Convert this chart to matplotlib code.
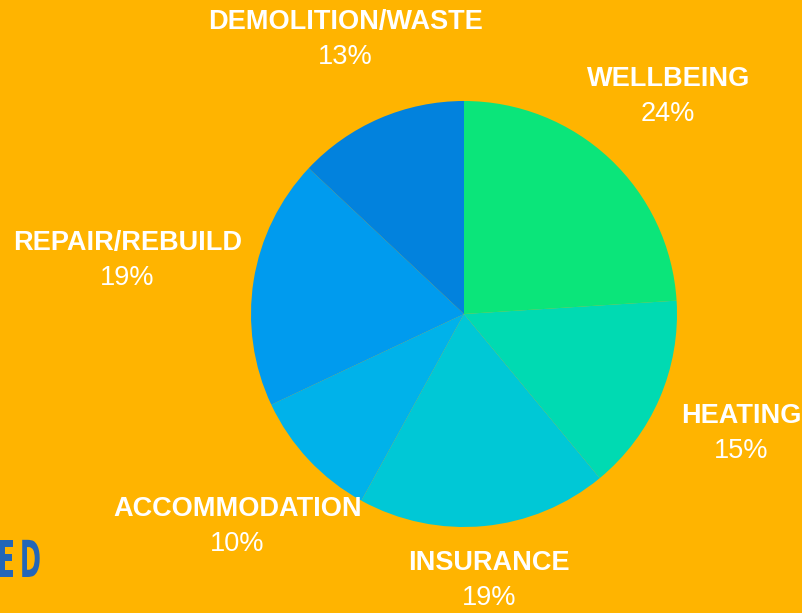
import numpy as np
import matplotlib.pyplot as plt
from matplotlib.textpath import TextPath
from matplotlib.patches import PathPatch
from matplotlib.font_manager import FontProperties
from matplotlib.transforms import Affine2D

categories = ['WELLBEING', 'HEATING', 'INSURANCE', 'ACCOMMODATION', 'REPAIR/REBUILD', 'DEMOLITION/WASTE']
shares = [24, 15, 19, 10, 19, 13]
colors = ['#0be57a', '#00dab2', '#00c8d6', '#00b2ea', '#009bee', '#0282dd']
# how far out each label sits, in radii
label_dist = [1.40, 1.42, 1.26, 1.46, 1.60, 1.40]

W, H = 803, 613
bg = '#ffb400'
cx, cy, r = 464, H - 314, 213

fig = plt.figure(figsize=(W / 100, H / 100), dpi=100, facecolor=bg)
ax = fig.add_axes([0, 0, 1, 1])
ax.set_facecolor(bg)

wedges, _ = ax.pie(shares, colors=colors, startangle=90, counterclock=False,
                   center=(cx, cy), radius=r,
                   wedgeprops=dict(linewidth=0))

for w, name, pct, d in zip(wedges, categories, shares, label_dist):
    mid = np.deg2rad((w.theta1 + w.theta2) / 2)
    x = cx + d * r * np.cos(mid)
    y = cy + d * r * np.sin(mid)
    ax.text(x, y + 18, name, ha='center', va='center', color='white',
            fontsize=19.5, fontweight='bold', family='Liberation Sans')
    ax.text(x, y - 17, f'{pct}%', ha='center', va='center', color='white',
            fontsize=19.5, family='Liberation Sans')

# cut-off heading text at the lower left, in a narrow condensed look
fp = FontProperties(family='DejaVu Sans', weight='bold')
x0 = 0
for ch in 'ED':
    tp = TextPath((0, 0), ch, size=51, prop=fp)
    ext = tp.get_extents()
    tr = Affine2D().translate(-ext.x0, 0).scale(0.5, 1).translate(x0, H - 577)
    ax.add_patch(PathPatch(tr.transform_path(tp), fc='#2366b8', ec='none'))
    x0 += ext.width * 0.5 + 9

ax.set_xlim(0, W)
ax.set_ylim(0, H)
ax.set_aspect('equal')
ax.axis('off')

fig.savefig('out.png', dpi=100, facecolor=bg)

────────────────────

Short exercise: Repeat the listing above up to and including the line with "label_dist = [1.40, 1.42, 1.26, 1.46, 1.60, 1.40]", starting from its first line. Drop any pictures.

Solution to this exercise:
Convert this chart to matplotlib code.
import numpy as np
import matplotlib.pyplot as plt
from matplotlib.textpath import TextPath
from matplotlib.patches import PathPatch
from matplotlib.font_manager import FontProperties
from matplotlib.transforms import Affine2D

categories = ['WELLBEING', 'HEATING', 'INSURANCE', 'ACCOMMODATION', 'REPAIR/REBUILD', 'DEMOLITION/WASTE']
shares = [24, 15, 19, 10, 19, 13]
colors = ['#0be57a', '#00dab2', '#00c8d6', '#00b2ea', '#009bee', '#0282dd']
# how far out each label sits, in radii
label_dist = [1.40, 1.42, 1.26, 1.46, 1.60, 1.40]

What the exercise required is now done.